The debate on climate destabilization has heated up briskly.

Global warming and environmental damage is a issue I feel strongly about. But like most of us, I am an indifferent activist. My only contribution has been to ghost write a book on global warming. I spoke with all the passion I am capable of- but that is all.

The reason for my sharing this video, therefore, is not to spark off a debate on environment protection. Those who care, don’t need me to goad them into action. Those who don’t, well… DON’T.

Environment protection is not the reason I am sharing this video here. It is, as they say, merely gravy- though delectable. The main body of this dish is method of creating clarity when faced with complex choices which are confusing enough to not let you get a handle on them- so to speak.

This video demonstrates a method by which choices have been narrowed down and a decision arrived at. As an aid to decision making, as a tool for simplifying a complex jumble of overlapping scenarios and choices, I found this video illuminating.

There is nothing new about creating a 2×2 grid. Management texts are stuffed to their bushy eyebrows with them. From Johari windows to prioritization (and all stops in between), the 2×2 grid has been much used- and abused.

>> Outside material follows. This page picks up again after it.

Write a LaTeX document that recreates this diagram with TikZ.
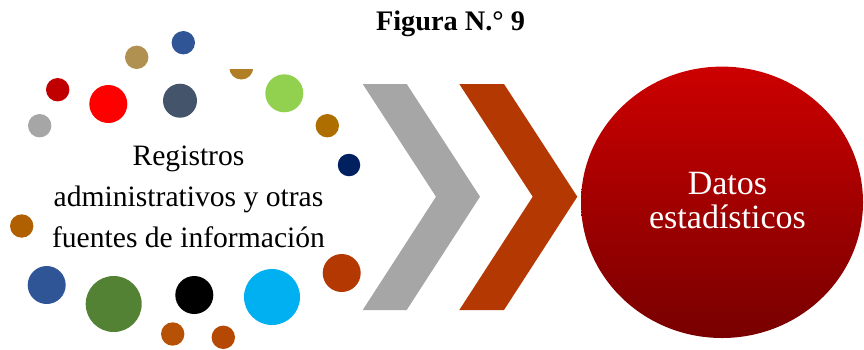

Especially when dealing with non- quantifiable options, these grids have proved their efficacy many times.

For me, the appeal of this video was in its concept of row v/s column thinking. I have seen the grid used in this manner for the first time- though you may have been weaned on it for all I know.

Once I had been re-oriented with that slight shift in paradigm, the contrast between the two choices was easier to see. Our conditioning is such that the possibility of losing something is a lot more powerful than a possibility of gaining something. We may not always demand to gain, but we surely don’t want to lose.

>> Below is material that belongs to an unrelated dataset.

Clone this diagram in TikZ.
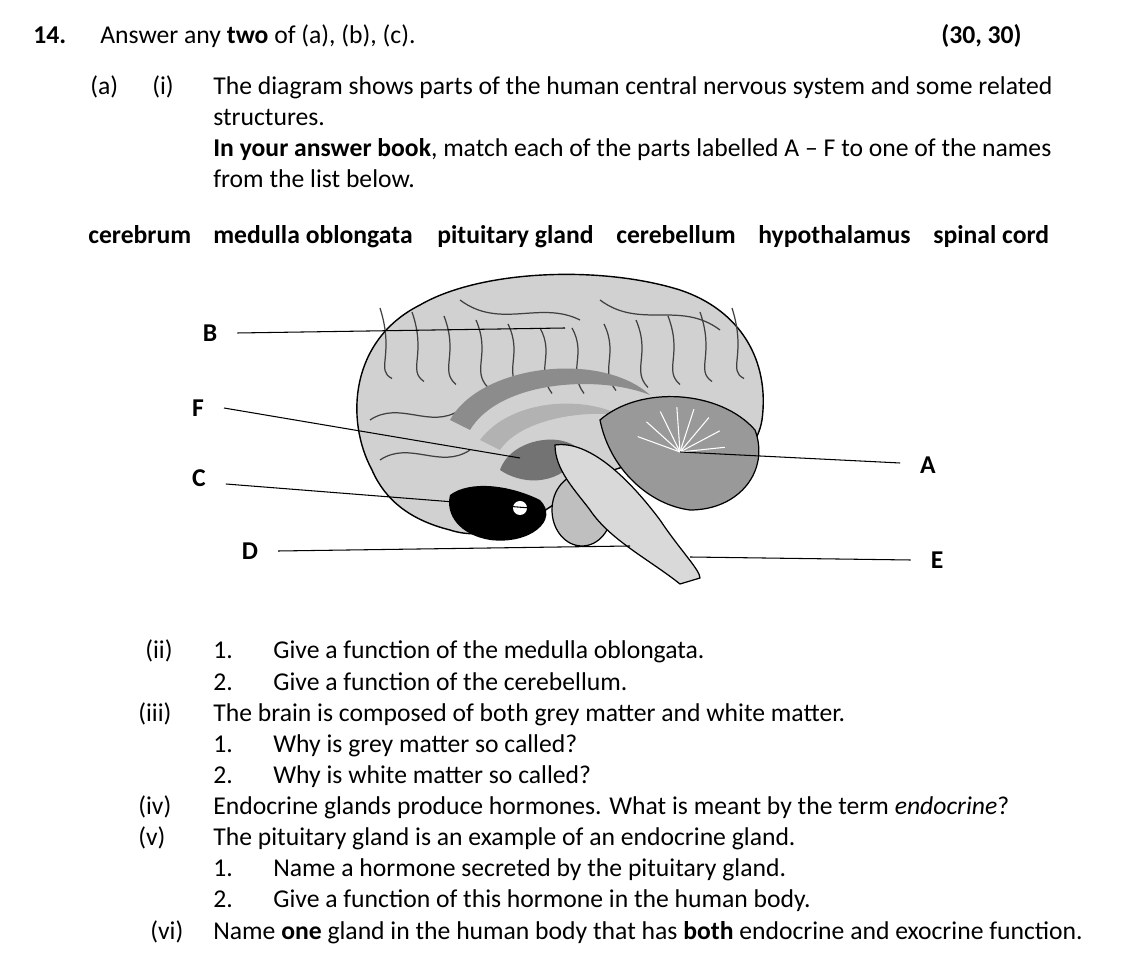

Thus was the argument concluded.

How many of our complex decisions can be simplified in like manner? Just as Greg Craven- this video’s creator- has employed a row v/s column thinking to help crystallize confusing and overlapping options, perhaps you and I too can use the grid in innovative ways.

In fact, as he suggests, why do we need to have a 2X2 grid? Why can’t we have a 3×3 or 4×2 grid? I employed a 4×2 grid to simplify something that had been bothering me for a while and I am happy to report resounding success with the method. It seems to work.

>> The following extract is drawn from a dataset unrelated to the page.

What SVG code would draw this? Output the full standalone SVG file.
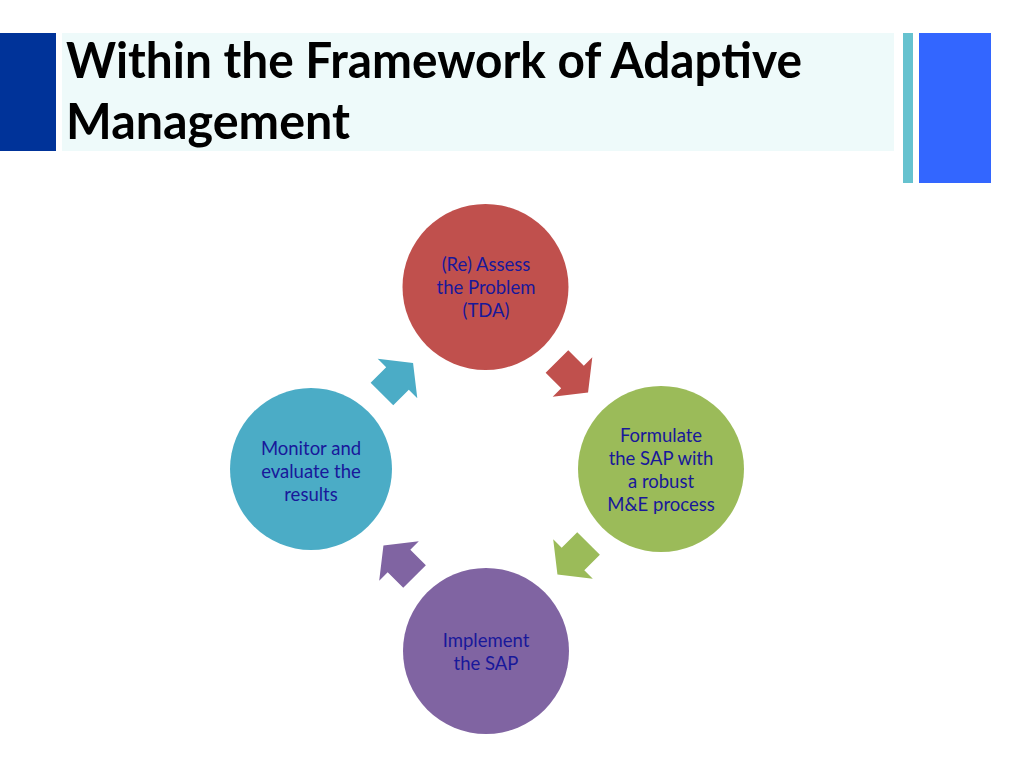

I would love to know how it worked (or not) for you. Do try it and let me know if you were happy with the clarity it gave you on something which was too confusing for you to figure out.

Do share with me whether the method worked for you or not. 



Note: If you’ve watched the video, you will possibly have read all the comments.  There are further videos to watch on the same channel which have addressed the issues raised in a few of the comments. Too many of the comments, unfortunately, make me wonder where the commentator has reposed (or shoved) his head.

I have no gender bias here. The ‘his’ was generically meant- as always. I firmly believe that neither of the sexes have an exclusive on cluelessness- or rank, obnoxious stupidity.